Bakers follow recipes, mix together ingredients, and produce various types of baked goods such as bread and pastries. They work in either retail stores creating small quantities of baked goods, or in the manufacturing sector where they use large mixing equipment to produce a much higher volume.
The skills required to become a certified baker are numerous. Besides becoming skilled at basic baking, icing, and decorating, bakers need to have knowledge of government health regulations, business principles, and a wide range of specific ingredients. They need to know how to run and maintain a variety of baking machines, and often are required to use high-speed, computer-operated equipment. They must also be detail-oriented, able to follow instructions, and good communicators.

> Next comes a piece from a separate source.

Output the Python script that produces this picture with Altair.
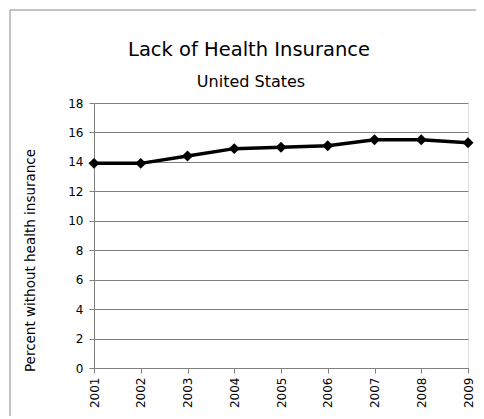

In 2002, bakers earned a median annual salary of $20,580. Earnings ranged from the lowest 10 percent, who earned less than $14,100, and the highest 10 percent, who earned more than $33,470. The highest median annual salaries were found in bakeries and tortilla manufacturing, and the lowest in limited-service eating places.
Training and Education
The most common way bakers are trained is by becoming apprentices in craft or in-store bakeries. Working other food handling jobs can be a good way to prepare for becoming a baker’s assistant. Many apprentice bakers who wish to become certified bakers often will enroll in correspondence courses.
Out of the nearly 757,000 food processing jobs in 2002, about 173,000 people were employed as bakers.
Between 2002 and 2012, the number of bakers increase about as fast as the average. This is due to the consistent growth of large wholesale bakers, traditional bakeries, and specialty bread and bagel shops.